Income statement items are translated at the average exchange rate during the period, except for revenue and expense items related to nonmonetary assets and liabilities. The latter items, primarily depreciation expense and cost of goods sold, are translated at the same rate as the corresponding balance sheet items. As a result, the cost of goods sold may be translated at a rate different from that used to translate sales.


Temporal Method


The temporal method appears to be a modified version of the monetary/nonmonetary method. The only difference is that under the monetary/nonmonetary method, inventory is always translated at the historical rate. Under the temporal method, inventory is normally translated at the historical rate, but it can be translated at the current rate if it is shown on the balance sheet at market values. Despite the similarities, the theoretical bases of the two methods are different. The choice of exchange rate for translation is based on the type of asset or liability in the monetary/nonmonetary method; in the temporal method, it is based on the underlying approach to evaluating cost (historical versus market). Under a historical cost-accounting system, as the United States now has, most accounting theoreticians probably would argue that the temporal method is the appropriate method for translation.

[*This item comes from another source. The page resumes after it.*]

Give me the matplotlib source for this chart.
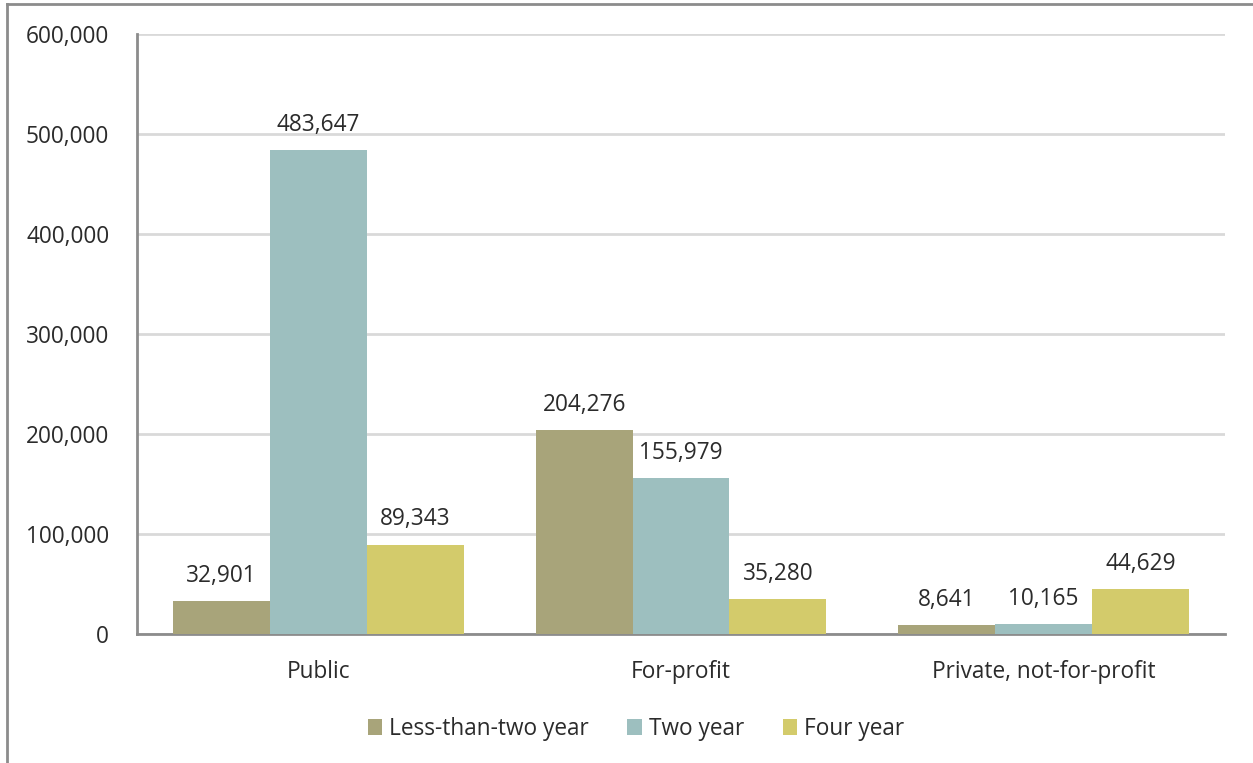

Income statement items normally are translated at an average rate for the reporting period. However, cost of goods sold and depreciation and amortization charges related to balance sheet items carried at past prices are translated at historical rates.


Current Rate Method


The current rate method is the simplest: All balance sheet and income items are translated at the current rate. This method is widely employed by British companies. With some variation, it is the method mandated by the current U.S. translation standard—FASB 52. Under the current rate method, if a firm's foreign-currency-denominated assets exceed its foreign-currency-denominated liabilities, a devaluation must result in a loss and a revaluation must result in a gain.

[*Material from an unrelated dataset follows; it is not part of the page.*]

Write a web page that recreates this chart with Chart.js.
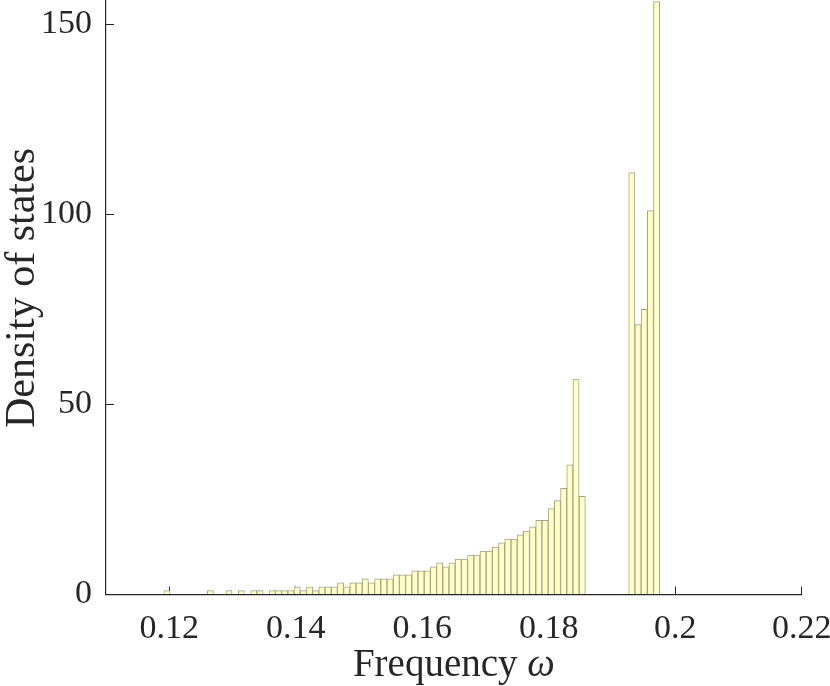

Exhibit 10.2 applies the four methods to a hypothetical balance sheet that is affected by both a 25% devaluation and a 37.5% revaluation. Depending on the method chosen, the translation results for the LC devaluation can range from a loss of $205,000 to a gain of $215,000; LC revaluation results can vary from a gain of $615,000 to a loss of $645,000. The assets and liabilities that are considered exposed under each method are the ones that change in dollar value. Note that the translation gains or losses for each method show up as the change in the equity account. For example, the LC devaluation combined with the current rate method results in a $205,000 reduction in the equity account ($1,025,000 − $820,000), which equals the translation loss for this method. Another way to calculate this loss is to take the net LC translation exposure, which equals exposed assets minus exposed liabilities (for the current rate method, this figure is LC 4,100,000, which, not coincidentally, equals its equity value) and multiply it by the $0.05 ($0.25 − $0.20) change in the exchange rate. This calculation yields a translation loss of $205,000 ($0.05 × 4,100,000), the same as calculated in Exhibit 10.2. Another way to calculate this loss is to multiply the net dollar translation exposure by the fractional change in the exchange rate, or $1,025,000 × 0.05/0.25 = $205,000. Either approach gives the correct answer.


10.3 Transaction Exposure


Companies often include transaction exposure as part of their accounting exposure, although as a cash-flow exposure, it is rightly part of a company's economic exposure. As we have seen, transaction exposure stems from the possibility of incurring future exchange gains or losses on transactions already entered into and denominated in a foreign currency. For example, when IBM sells a mainframe computer to Royal Dutch Shell in England, it typically will not be paid until a later date. If that sale is priced in pounds, IBM has a pound transaction exposure.


A company's transaction exposure is measured currency by currency and equals the difference between contractually fixed future cash inflows and outflows in each currency. Some of these unsettled transactions, including foreign-currency-denominated debt and accounts receivable, are already listed on the firm's balance sheet. However, other obligations, such as contracts for future sales or purchases, are not.


Application Computing Transaction Exposure for Boeing


Suppose Boeing Airlines sells five 747s to Garuda, the Indonesian airline, in rupiahs. The rupiah price is Rp 140 billion. To help reduce the impact on Indonesias balance of payments, Boeing agrees to buy parts from various Indonesian companies worth Rp 55 billion.


a. If the spot rate is $0.004/Rp, what is Boeing's net rupiah transaction exposure?


Solution. Boeing's net rupiah exposure equals its projected rupiah inflows minus its projected rupiah outflows, or Rp 140 billion − Rp 55 billion = Rp 85 billion. Converted into dollars at the spot rate of $0.004/Rp, Boeing's transaction exposure equals $340 million.


b. If the rupiah depreciates to $0.0035/Rp, what is Boeing's transaction loss?


Solution. Boeing will lose an amount equal to its rupiah exposure multiplied by the change in the exchange rate, or 85 billion X (0.004 − 0.0035) = $42.5 million. This loss can also be determined by multiplying Boeing's exposure in dollar terms by the fractional change in the exchange rate, or 340 million X (0.0005/0.004) = $42.5 million.


Exhibit 10.2 Financial Statement Impact of Translation Alternatives (U.S. $ Thousands)




Although translation and transaction exposures overlap, they are not synonymous. Some items included in translation exposure, such as inventories and fixed assets, are excluded from transaction exposure, whereas other items included in transaction exposure, such as contracts for future sales or purchases, are not included in translation exposure. Thus, it is possible for transaction exposure in a currency to be positive and translation exposure in that same currency to be negative and vice versa.